■ **Stated task**: Copy out all the lines exactly. Omit pictures.

■ **Data provided**:
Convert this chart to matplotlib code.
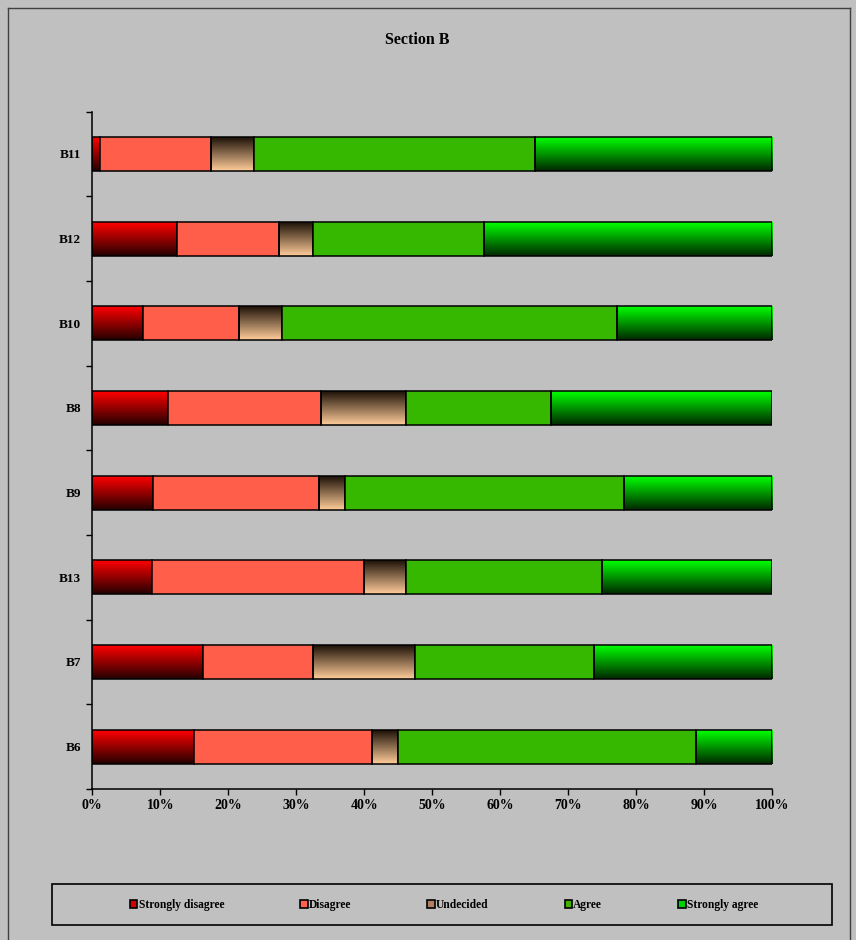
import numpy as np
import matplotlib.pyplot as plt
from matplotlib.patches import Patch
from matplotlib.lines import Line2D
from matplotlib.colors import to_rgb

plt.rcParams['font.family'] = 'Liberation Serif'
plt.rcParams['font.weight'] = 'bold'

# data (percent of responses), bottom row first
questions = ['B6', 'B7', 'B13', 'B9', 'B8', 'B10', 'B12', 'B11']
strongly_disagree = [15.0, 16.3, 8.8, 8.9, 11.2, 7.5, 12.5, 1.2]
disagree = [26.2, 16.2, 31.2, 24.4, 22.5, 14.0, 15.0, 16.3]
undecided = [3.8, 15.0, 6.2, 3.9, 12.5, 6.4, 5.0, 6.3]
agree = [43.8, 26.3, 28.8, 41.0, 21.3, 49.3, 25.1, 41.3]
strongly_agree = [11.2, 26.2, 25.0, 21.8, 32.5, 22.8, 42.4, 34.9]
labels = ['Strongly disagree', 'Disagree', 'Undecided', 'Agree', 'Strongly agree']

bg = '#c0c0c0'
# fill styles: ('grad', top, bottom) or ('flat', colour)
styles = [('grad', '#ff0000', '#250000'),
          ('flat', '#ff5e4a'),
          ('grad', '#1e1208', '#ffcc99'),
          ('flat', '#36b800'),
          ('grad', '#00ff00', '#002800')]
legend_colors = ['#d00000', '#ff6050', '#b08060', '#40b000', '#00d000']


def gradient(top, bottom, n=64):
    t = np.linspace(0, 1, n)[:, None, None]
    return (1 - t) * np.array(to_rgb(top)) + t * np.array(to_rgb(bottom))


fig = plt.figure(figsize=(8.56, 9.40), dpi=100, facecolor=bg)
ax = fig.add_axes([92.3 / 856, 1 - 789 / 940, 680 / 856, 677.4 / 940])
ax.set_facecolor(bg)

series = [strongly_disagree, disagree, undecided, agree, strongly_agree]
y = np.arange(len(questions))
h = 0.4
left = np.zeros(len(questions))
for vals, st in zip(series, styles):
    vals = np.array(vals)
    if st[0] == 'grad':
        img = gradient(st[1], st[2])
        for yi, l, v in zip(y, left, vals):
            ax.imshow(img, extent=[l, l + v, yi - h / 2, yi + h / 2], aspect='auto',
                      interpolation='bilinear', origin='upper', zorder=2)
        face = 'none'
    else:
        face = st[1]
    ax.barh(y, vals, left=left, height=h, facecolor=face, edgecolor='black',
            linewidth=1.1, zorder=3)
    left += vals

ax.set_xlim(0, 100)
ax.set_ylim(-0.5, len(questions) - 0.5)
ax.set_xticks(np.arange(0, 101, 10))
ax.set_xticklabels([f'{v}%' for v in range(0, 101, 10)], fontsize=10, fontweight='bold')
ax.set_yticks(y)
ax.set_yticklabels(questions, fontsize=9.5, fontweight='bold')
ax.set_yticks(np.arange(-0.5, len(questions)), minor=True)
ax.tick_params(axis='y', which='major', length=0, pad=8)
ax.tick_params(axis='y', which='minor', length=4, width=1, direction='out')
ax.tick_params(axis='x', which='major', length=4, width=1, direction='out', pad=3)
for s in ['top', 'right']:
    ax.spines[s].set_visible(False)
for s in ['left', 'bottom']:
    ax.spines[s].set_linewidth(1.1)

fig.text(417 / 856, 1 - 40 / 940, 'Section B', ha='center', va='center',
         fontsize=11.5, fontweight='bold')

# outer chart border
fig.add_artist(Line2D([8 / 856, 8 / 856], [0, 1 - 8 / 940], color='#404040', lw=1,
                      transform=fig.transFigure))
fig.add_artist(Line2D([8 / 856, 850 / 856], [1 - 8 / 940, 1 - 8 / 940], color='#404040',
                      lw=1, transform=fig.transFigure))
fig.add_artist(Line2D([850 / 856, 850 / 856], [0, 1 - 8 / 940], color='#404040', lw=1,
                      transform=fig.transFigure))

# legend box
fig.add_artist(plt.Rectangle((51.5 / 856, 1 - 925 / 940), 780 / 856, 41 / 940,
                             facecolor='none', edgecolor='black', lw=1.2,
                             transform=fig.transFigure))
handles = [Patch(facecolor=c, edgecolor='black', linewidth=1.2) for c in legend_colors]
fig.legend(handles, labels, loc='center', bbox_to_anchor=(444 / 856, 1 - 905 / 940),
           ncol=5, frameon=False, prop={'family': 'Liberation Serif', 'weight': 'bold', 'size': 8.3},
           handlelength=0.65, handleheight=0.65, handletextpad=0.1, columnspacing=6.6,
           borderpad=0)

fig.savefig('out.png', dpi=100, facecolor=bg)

■ **Written reply**:
Convert this chart to matplotlib code.
import numpy as np
import matplotlib.pyplot as plt
from matplotlib.patches import Patch
from matplotlib.lines import Line2D
from matplotlib.colors import to_rgb

plt.rcParams['font.family'] = 'Liberation Serif'
plt.rcParams['font.weight'] = 'bold'

# data (percent of responses), bottom row first
questions = ['B6', 'B7', 'B13', 'B9', 'B8', 'B10', 'B12', 'B11']
strongly_disagree = [15.0, 16.3, 8.8, 8.9, 11.2, 7.5, 12.5, 1.2]
disagree = [26.2, 16.2, 31.2, 24.4, 22.5, 14.0, 15.0, 16.3]
undecided = [3.8, 15.0, 6.2, 3.9, 12.5, 6.4, 5.0, 6.3]
agree = [43.8, 26.3, 28.8, 41.0, 21.3, 49.3, 25.1, 41.3]
strongly_agree = [11.2, 26.2, 25.0, 21.8, 32.5, 22.8, 42.4, 34.9]
labels = ['Strongly disagree', 'Disagree', 'Undecided', 'Agree', 'Strongly agree']

bg = '#c0c0c0'
# fill styles: ('grad', top, bottom) or ('flat', colour)
styles = [('grad', '#ff0000', '#250000'),
          ('flat', '#ff5e4a'),
          ('grad', '#1e1208', '#ffcc99'),
          ('flat', '#36b800'),
          ('grad', '#00ff00', '#002800')]
legend_colors = ['#d00000', '#ff6050', '#b08060', '#40b000', '#00d000']


def gradient(top, bottom, n=64):
    t = np.linspace(0, 1, n)[:, None, None]
    return (1 - t) * np.array(to_rgb(top)) + t * np.array(to_rgb(bottom))


fig = plt.figure(figsize=(8.56, 9.40), dpi=100, facecolor=bg)
ax = fig.add_axes([92.3 / 856, 1 - 789 / 940, 680 / 856, 677.4 / 940])
ax.set_facecolor(bg)

series = [strongly_disagree, disagree, undecided, agree, strongly_agree]
y = np.arange(len(questions))
h = 0.4
left = np.zeros(len(questions))
for vals, st in zip(series, styles):
    vals = np.array(vals)
    if st[0] == 'grad':
        img = gradient(st[1], st[2])
        for yi, l, v in zip(y, left, vals):
            ax.imshow(img, extent=[l, l + v, yi - h / 2, yi + h / 2], aspect='auto',
                      interpolation='bilinear', origin='upper', zorder=2)
        face = 'none'
    else:
        face = st[1]
    ax.barh(y, vals, left=left, height=h, facecolor=face, edgecolor='black',
            linewidth=1.1, zorder=3)
    left += vals

ax.set_xlim(0, 100)
ax.set_ylim(-0.5, len(questions) - 0.5)
ax.set_xticks(np.arange(0, 101, 10))
ax.set_xticklabels([f'{v}%' for v in range(0, 101, 10)], fontsize=10, fontweight='bold')
ax.set_yticks(y)
ax.set_yticklabels(questions, fontsize=9.5, fontweight='bold')
ax.set_yticks(np.arange(-0.5, len(questions)), minor=True)
ax.tick_params(axis='y', which='major', length=0, pad=8)
ax.tick_params(axis='y', which='minor', length=4, width=1, direction='out')
ax.tick_params(axis='x', which='major', length=4, width=1, direction='out', pad=3)
for s in ['top', 'right']:
    ax.spines[s].set_visible(False)
for s in ['left', 'bottom']:
    ax.spines[s].set_linewidth(1.1)

fig.text(417 / 856, 1 - 40 / 940, 'Section B', ha='center', va='center',
         fontsize=11.5, fontweight='bold')

# outer chart border
fig.add_artist(Line2D([8 / 856, 8 / 856], [0, 1 - 8 / 940], color='#404040', lw=1,
                      transform=fig.transFigure))
fig.add_artist(Line2D([8 / 856, 850 / 856], [1 - 8 / 940, 1 - 8 / 940], color='#404040',
                      lw=1, transform=fig.transFigure))
fig.add_artist(Line2D([850 / 856, 850 / 856], [0, 1 - 8 / 940], color='#404040', lw=1,
                      transform=fig.transFigure))

# legend box
fig.add_artist(plt.Rectangle((51.5 / 856, 1 - 925 / 940), 780 / 856, 41 / 940,
                             facecolor='none', edgecolor='black', lw=1.2,
                             transform=fig.transFigure))
handles = [Patch(facecolor=c, edgecolor='black', linewidth=1.2) for c in legend_colors]
fig.legend(handles, labels, loc='center', bbox_to_anchor=(444 / 856, 1 - 905 / 940),
           ncol=5, frameon=False, prop={'family': 'Liberation Serif', 'weight': 'bold', 'size': 8.3},
           handlelength=0.65, handleheight=0.65, handletextpad=0.1, columnspacing=6.6,
           borderpad=0)

fig.savefig('out.png', dpi=100, facecolor=bg)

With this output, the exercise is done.